I would think that if you don’t have the innate talent and passion, you simply would not have the opportunity to put in 10,000 hours. Like you would get frustrated and quit instead of spending 8 hours a day for the next 5 years to become a world class mathematician. Or you wouldn’t get selected into academic programs that would provide those real hours of skill-building work.

It takes that long on the job to become an AutoCAD god. For most people. I mean, those that want to learn all the ins and outs without making a special study of it. Not my coworkers, who knew no more after five years than they did after five days. Or me, who was doing productive work after skimming TFM (less in depth than RTFM) over a weekend. It seems like a good rule of thumb for the less godlike. :wink:

He is clever and entertaining. But I keep reminding myself that he is a commentator, rather than an expert in much of what he writes about.

Malcolm Gladwell responds:

He’s an expert researcher and explainer, like Isaac Asimov. With David and Goliath I think he’s stretching it regarding Goliath’s blindness, claiming that he needed to be led into the valley because he was blind instead of having a shield bearer like every great warrior.

:confused: What game is that?

The David and Goliath thing was an incredible stretch, extrapolating a remarkably detailed explanation from a story that is both vague and probably fiction.

I like Gladwell, and really enjoyed “Talking to Strangers” this past week - it may be his finest work - but that David and Goliath thing was ridiculous.

Not at all, at least the way I was fed it in elementary school. It was miraculous the way this little kid, much like us, bested a giant who scared all the grownups with what amounted to a toy.

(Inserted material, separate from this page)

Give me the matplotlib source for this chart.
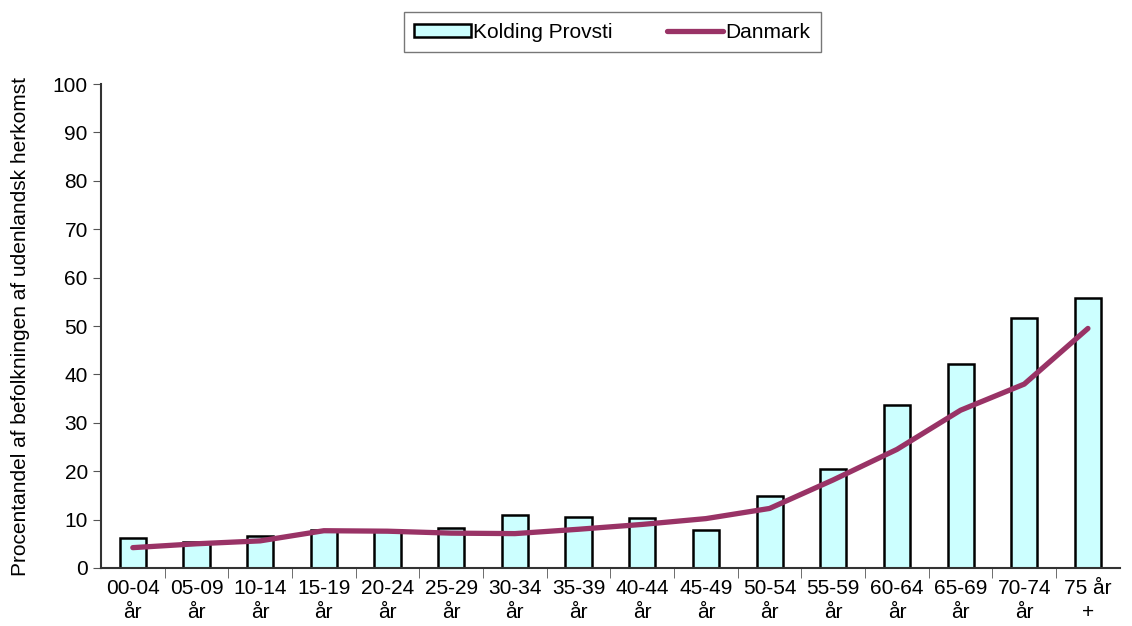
import numpy as np
import matplotlib.pyplot as plt

plt.rcParams['font.family'] = ['Liberation Sans', 'DejaVu Sans']

categories = ['00-04\når', '05-09\når', '10-14\når', '15-19\når', '20-24\når', '25-29\når',
              '30-34\når', '35-39\når', '40-44\når', '45-49\når', '50-54\når', '55-59\når',
              '60-64\når', '65-69\når', '70-74\når', '75 år\n+']
kolding = [6.2, 5.4, 6.6, 7.8, 7.8, 8.3, 11.0, 10.5, 10.3, 7.8, 14.9, 20.5, 33.7, 42.1, 51.6, 55.7]
danmark = [4.2, 5.0, 5.6, 7.7, 7.6, 7.2, 7.1, 8.0, 9.0, 10.2, 12.3, 18.2, 24.5, 32.6, 38.0, 49.5]

x = np.arange(len(categories))

fig = plt.figure(figsize=(11.32, 6.26), dpi=100)
ax = fig.add_axes([0.0892, 0.0927, 0.9, 0.773])

bars = ax.bar(x, kolding, width=0.41, color='#CCFFFF', edgecolor='black', linewidth=1.8,
              label='Kolding Provsti', zorder=2)
line, = ax.plot(x, danmark, color='#993366', linewidth=3.8, label='Danmark', zorder=3,
                solid_capstyle='round')

ax.set_xlim(-0.5, len(categories) - 0.5)
ax.set_ylim(0, 100)
ax.set_yticks(range(0, 101, 10))
ax.set_xticks(x)
ax.set_xticklabels(categories, fontsize=15, linespacing=1.35)
# ticks between the categories, like the original
ax.set_xticks(np.arange(0.5, len(categories) - 0.5, 1), minor=True)
ax.tick_params(axis='x', which='major', length=0, pad=8)
ax.tick_params(axis='x', which='minor', length=7, color='#555555')
ax.tick_params(axis='y', labelsize=15, length=6, color='#555555')
ax.spines['top'].set_visible(False)
ax.spines['right'].set_visible(False)
ax.spines['left'].set_linewidth(1.5)
ax.spines['bottom'].set_linewidth(1.5)
ax.spines['left'].set_color('#333333')
ax.spines['bottom'].set_color('#333333')
ax.set_ylabel('Procentandel af befolkningen af udenlandsk herkomst', fontsize=15, labelpad=16)

leg = fig.legend([bars, line], ['Kolding Provsti', 'Danmark'], loc='center',
                 bbox_to_anchor=(0.541, 0.9485), ncol=2, fontsize=15,
                 frameon=True, fancybox=False, edgecolor='#555555', handlelength=2.7,
                 handleheight=0.55, handletextpad=0.12, columnspacing=2.6, borderpad=0.5,
                 borderaxespad=0)
leg.get_frame().set_linewidth(1.0)

fig.savefig('out.png', dpi=100)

My teachers didn’t credit David with being in his teens, didn’t know that slingers and archers were the artillery of their day, capable of landing fatal shots from quite a great distance away, and that a shepherd guarding sheep from wolves, foxes, and eagles would have nothing better to do all day than practice.

I was formerly an eager Gladwell reader but I think he jumped the shark with OUTLIERS, or maybe before. Maybe I tired of glib short-cuts.

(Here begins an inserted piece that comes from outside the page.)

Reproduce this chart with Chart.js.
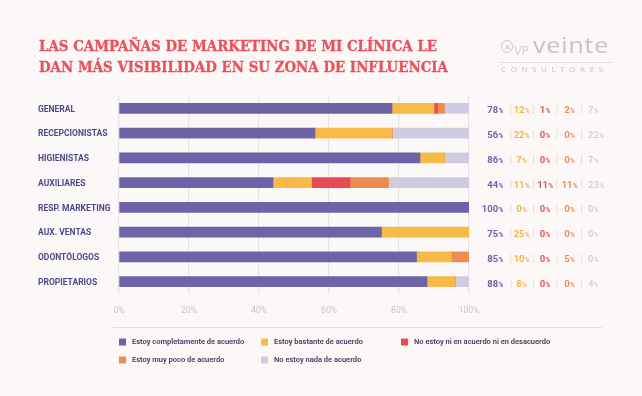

[quote=“Thudlow_Boink, post:12, topic:845629”]

Malcolm Gladwell responds:

Originally Posted by Malcolm Gladwell
There is a lot of confusion about the 10,000 rule that I talk about in Outliers. It doesn’t apply to sports. And practice isn’t a SUFFICIENT condition for success. I could play chess for 100 years and I’ll never be a grandmaster. The point is simply that natural ability requires a huge investment of time in order to be made manifest. Unfortunately, sometimes complex ideas get oversimplified in translation.

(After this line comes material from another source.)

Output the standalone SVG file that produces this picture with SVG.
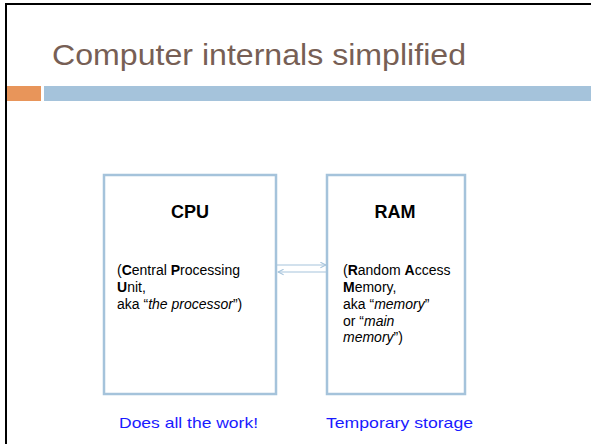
<svg xmlns="http://www.w3.org/2000/svg" width="591" height="444" viewBox="0 0 591 444">
<defs>
<style>
.box{fill:#fff;stroke:#A5C3DB;stroke-width:2.5}
.conn{stroke:#A5C3DB;stroke-width:1.2;fill:none}
.head{font-family:"Liberation Sans",Arial,sans-serif;font-weight:bold;font-size:18px;fill:#000;text-anchor:middle}
.body{font-family:"Liberation Sans",Arial,sans-serif;font-size:14px;fill:#000}
.note{font-family:"Liberation Sans",Arial,sans-serif;font-size:15px;fill:#1a1aff}
.title{font-family:"Liberation Sans",Arial,sans-serif;font-size:30px;fill:#775F55}
</style>
<marker id="arr" viewBox="0 0 10 10" refX="9" refY="5" markerWidth="7" markerHeight="7" orient="auto" markerUnits="userSpaceOnUse">
<path d="M1,1 L9,5 L1,9" fill="none" stroke="#A5C3DB" stroke-width="1.5"/>
</marker>
</defs>
<rect width="591" height="444" fill="#fff"/>
<g id="frame">
<rect x="5" y="3" width="2" height="441" fill="#000"/>
<rect x="5" y="3" width="586" height="2" fill="#000"/>
</g>
<g id="header">
<text class="title" x="52" y="65" textLength="414" lengthAdjust="spacingAndGlyphs">Computer internals simplified</text>
<rect x="7" y="86" width="34" height="15" fill="#E8955A"/>
<rect x="44" y="86" width="547" height="15" fill="#A5C3DB"/>
</g>
<g id="cpu">
<rect class="box" x="104" y="175" width="172" height="219"/>
<text class="head" x="190" y="218">CPU</text>
<text class="body" x="117" y="275">(<tspan font-weight="bold">C</tspan>entral <tspan font-weight="bold">P</tspan>rocessing</text>
<text class="body" x="117" y="292"><tspan font-weight="bold">U</tspan>nit,</text>
<text class="body" x="117" y="308.5">aka “<tspan font-style="italic">the processor</tspan>”)</text>
<text class="note" x="119" y="428" textLength="139" lengthAdjust="spacingAndGlyphs">Does all the work!</text>
</g>
<g id="ram">
<rect class="box" x="327" y="175" width="138" height="219"/>
<text class="head" x="395" y="218">RAM</text>
<text class="body" x="343" y="275">(<tspan font-weight="bold">R</tspan>andom <tspan font-weight="bold">A</tspan>ccess</text>
<text class="body" x="343" y="292"><tspan font-weight="bold">M</tspan>emory,</text>
<text class="body" x="343" y="308.5">aka “<tspan font-style="italic">memory</tspan>”</text>
<text class="body" x="343" y="325.5">or “<tspan font-style="italic">main</tspan></text>
<text class="body" x="343" y="342"><tspan font-style="italic">memory</tspan>”)</text>
<text class="note" x="326" y="428" textLength="147" lengthAdjust="spacingAndGlyphs">Temporary storage</text>
</g>
<g id="connectors">
<line class="conn" x1="277" y1="265" x2="326" y2="265" marker-end="url(#arr)"/>
<line class="conn" x1="326" y1="272" x2="278" y2="272" marker-end="url(#arr)"/>
</g>
</svg>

I don’t have Outliers handy but didn’t he illustrate the point talking about Canadian Youth Hockey age cutoffs?
And I’m not sure the idea that a large time investment is required is all that complex an idea. Or shocking.
I still like Gladwell but I think in this case he’s trying to spin more out of something than is there.

That was where I decided he was Canadian. Nobody else would care that much about hockey.

Of his work, I have read only Outliers, and heard a couple of his podcasts. It is very entertaining and I’m sure that much of what he presented is based on facts, but I think he plays fast and loose with conclusions. He started out OK by looking at hockey players’ birthdays but then went off the rails.

He would like us to believe that he is a scientist but he is nothing of the sort. He has a degree in history and is a journalist. He strikes me as someone who hears a scientific “gee whiz” fact and extrapolates it beyond all justification, like the relationship between tending rice paddies and math ability.

I won’t tell you that you shouldn’t like him, but don’t confuse his writing with science.